Ao escrever esta carta penso em todas as meninas, trans que tem suas identidades expostas com o propósito de proteger a “masculinidade de homens indefesos". Sou uma mulher negra transexual universitária certa dos meus privilégios e limitações, contudo tão vulnerável quanto as meninas que se prostituem como forma de sobrevivência.

Antes de narrar o acontecido deixo escurecido que existe uma produção cultural que desumaniza, degrada e exclui meninas e meninos trans, não só espaços públicos mas também das relações afetivas.

Em uma sábado, após sair da universidade, resolvemos eu e um grupo de amigos irmos pra Lapa, beber cerveja, conversar aquilo que qualquer pessoa faria, contudo conhecemos dois meninos lindos negros de Curitiba, um deles que eu me encantei, como qualquer mulher da minha idade ficamos, nos beijamos, embora eu sabendo que pra minha condição estar em público com um homem negro é quase raro, ou inexistente. Mas um conhecido se sentiu muito a vontade de dizer como forma de desqualificação da minha identidade de gênero, como se eu não fosse apta a estar naquele lugar muito menos estar me relacionando de forma não clandestina.

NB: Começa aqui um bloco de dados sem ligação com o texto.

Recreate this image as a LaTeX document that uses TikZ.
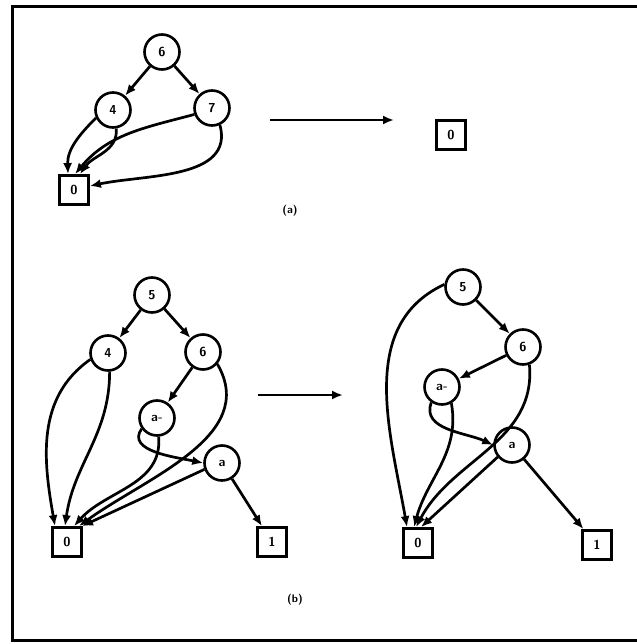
\documentclass[tikz,border=0pt]{standalone}
\usetikzlibrary{arrows.meta}
\begin{document}
\begin{tikzpicture}[x=1pt,y=-1pt,
  vnode/.style={circle,draw,line width=2.6pt,minimum size=35pt,inner sep=0pt,font=\fontsize{13}{15}\selectfont\sffamily\bfseries},
  tnode/.style={rectangle,draw,line width=2.8pt,minimum size=29pt,inner sep=0pt,font=\fontsize{13}{15}\selectfont\sffamily\bfseries},
  edge/.style={line width=2.7pt,-{Latex[length=11pt,width=9pt]}},
  lbl/.style={font=\fontsize{11}{13}\selectfont\sffamily\bfseries}]
\useasboundingbox (0,0) rectangle (636,644);
% frame
\draw[line width=3pt] (650,7) -- (12,7) -- (12,640) -- (650,640);

% ---------- (a) ----------
\node[vnode] (a6) at (162,52) {6};
\node[vnode] (a4) at (113,110) {4};
\node[vnode] (a7) at (212,108) {7};
\node[tnode] (a0) at (74,190) {0};
\node[tnode] (ar0) at (451,135) {0};
\coordinate (aarS) at (270,120);
\coordinate (aarE) at (394,120);
\draw[edge] (a6) -- (a4);
\draw[edge] (a6) -- (a7);
\draw[edge] (a4.205) to[out=225,in=92] ([xshift=-6pt]a0.north);
\draw[edge] (a4.280) to[out=-85,in=55] ([xshift=6pt]a0.north);
\draw[edge] (a7.200) to[out=195,in=50] ([xshift=1pt]a0.north);
\draw[edge] (a7.295) to[out=-75,in=12] ([yshift=4pt]a0.east);
\draw[edge] (aarS) -- (aarE);
\node[lbl] (la) at (290,211) {(a)};

% ---------- (b) left ----------
\node[vnode] (l5) at (152,295) {5};
\node[vnode] (l4) at (108,353) {4};
\node[vnode] (l6) at (203,352) {6};
\node[vnode] (lam) at (157,418) {a-};
\node[vnode] (la1) at (222,463) {a};
\node[tnode] (l0) at (67,542) {0};
\node[tnode] (l1) at (272,542) {1};
\draw[edge] (l5) -- (l4);
\draw[edge] (l5) -- (l6);
\draw[edge] (l4.200) to[out=215,in=100] ([xshift=-12pt]l0.north);
\draw[edge] (l4.275) to[out=-90,in=82] ([xshift=-2pt]l0.north);
\draw[edge] (l6) -- (lam);
\draw[edge] (l6.320) to[out=-60,in=36] ([xshift=12pt]l0.north);
\draw[edge] (lam.215) to[out=235,in=168] (la1.west);
\draw[edge] (lam.275) to[out=-85,in=48] ([xshift=7pt]l0.north);
\draw[edge] (la1.200) -- ([xshift=15pt]l0.north);
\draw[edge] (la1) -- (l1);
\coordinate (barS) at (258,395);
\coordinate (barE) at (343,395);
\draw[edge] (barS) -- (barE);

% ---------- (b) right ----------
\node[vnode] (r5) at (463,287) {5};
\node[vnode] (r6) at (523,347) {6};
\node[vnode] (ram) at (442,387) {a-};
\node[vnode] (ra1) at (512,445) {a};
\node[tnode] (r0) at (418,543) {0};
\node[tnode] (r1) at (597,545) {1};
\draw[edge] (r5) -- (r6);
\draw[edge] (r5.172) to[out=205,in=100] ([xshift=-11pt]r0.north);
\draw[edge] (r6) -- (ram);
\draw[edge] (r6.290) to[out=-85,in=62] ([xshift=-2pt]r0.north);
\draw[edge] (ram.235) to[out=250,in=155] (ra1.west);
\draw[edge] (ram.300) to[out=-80,in=75] ([xshift=-4pt]r0.north);
\draw[edge] (ra1.220) -- ([xshift=3pt]r0.north);
\draw[edge] (ra1) -- (r1);
\node[lbl] (lb) at (295,600) {(b)};
\end{tikzpicture}
\end{document}
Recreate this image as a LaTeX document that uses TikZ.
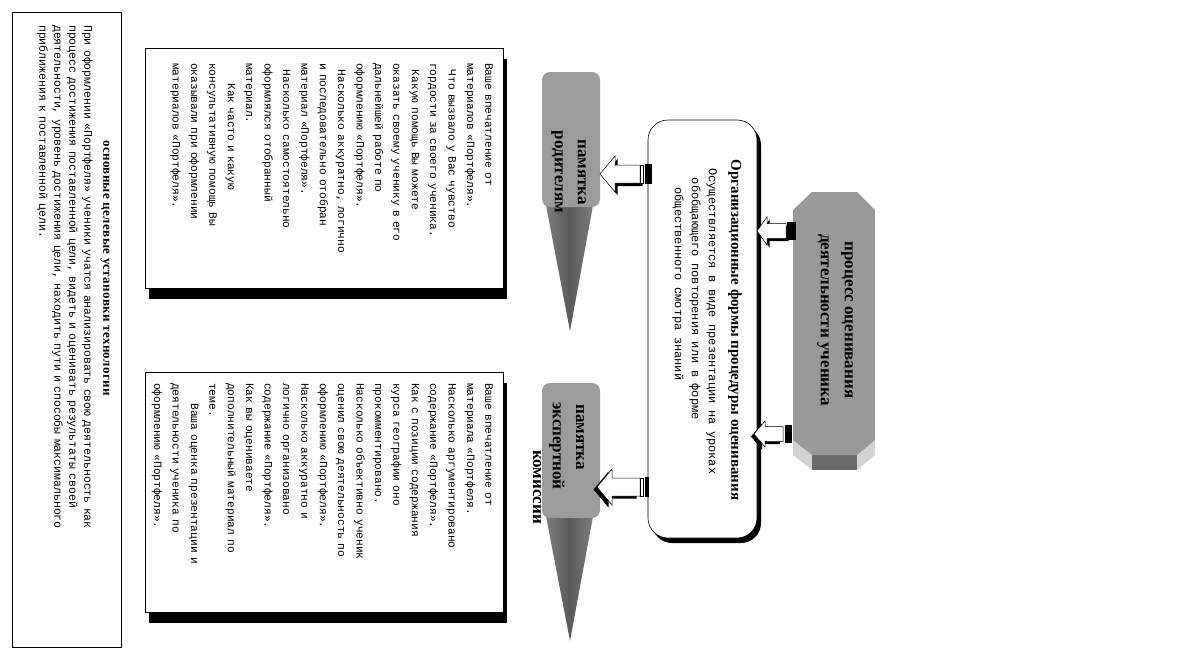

Até porque já se tornou natural, quase empírico, que mulheres transexuais só servem pra um sexo degradante, escondido sem compromisso e quando se foge a regra o estigma nos persegue de prostitutas, criminosas, doentes mentais etc.... Confesso que fiquei com muito medo, até porque tenho amigas que foram mortas por este motivo: "enganar machos indefesos".

Contudo fica uma reflexão. Um homem que se relaciona com uma mulher trans e abre mão da masculinidade, eu não seria digna de me relacionar com qualquer homem, estaria eu fadada a solidão pelo simples fato de ser trans. Segundo as leituras percebo que as pessoas sejam elas LGBTs ou não, são vistas como uma distorção de orientação sexual e identidade de gênero.

Contudo, tem também um recorte racial, até porque o defensor de homens indefesos é negro e faz falas sobre irmandade e relacionamentos afrocentrados e etc... Mas ao se deparar com uma mulher trans negra com um amigo seu, toda esta teoria de irmandade se dilui, para além desta questão, o machismo foi o primeiro agente impulsionador, que exclui, segrega e aparta todas nós

Esta situação me deixou marcas porque não consigo me relacionar com homens, por achar que ninguém deve passar por este sofrimento que eu passo em ser exposta como se tivesse cometido um crime. Finalizo dizendo que devemos resistir e ocupar, mesmo que nos custe algo.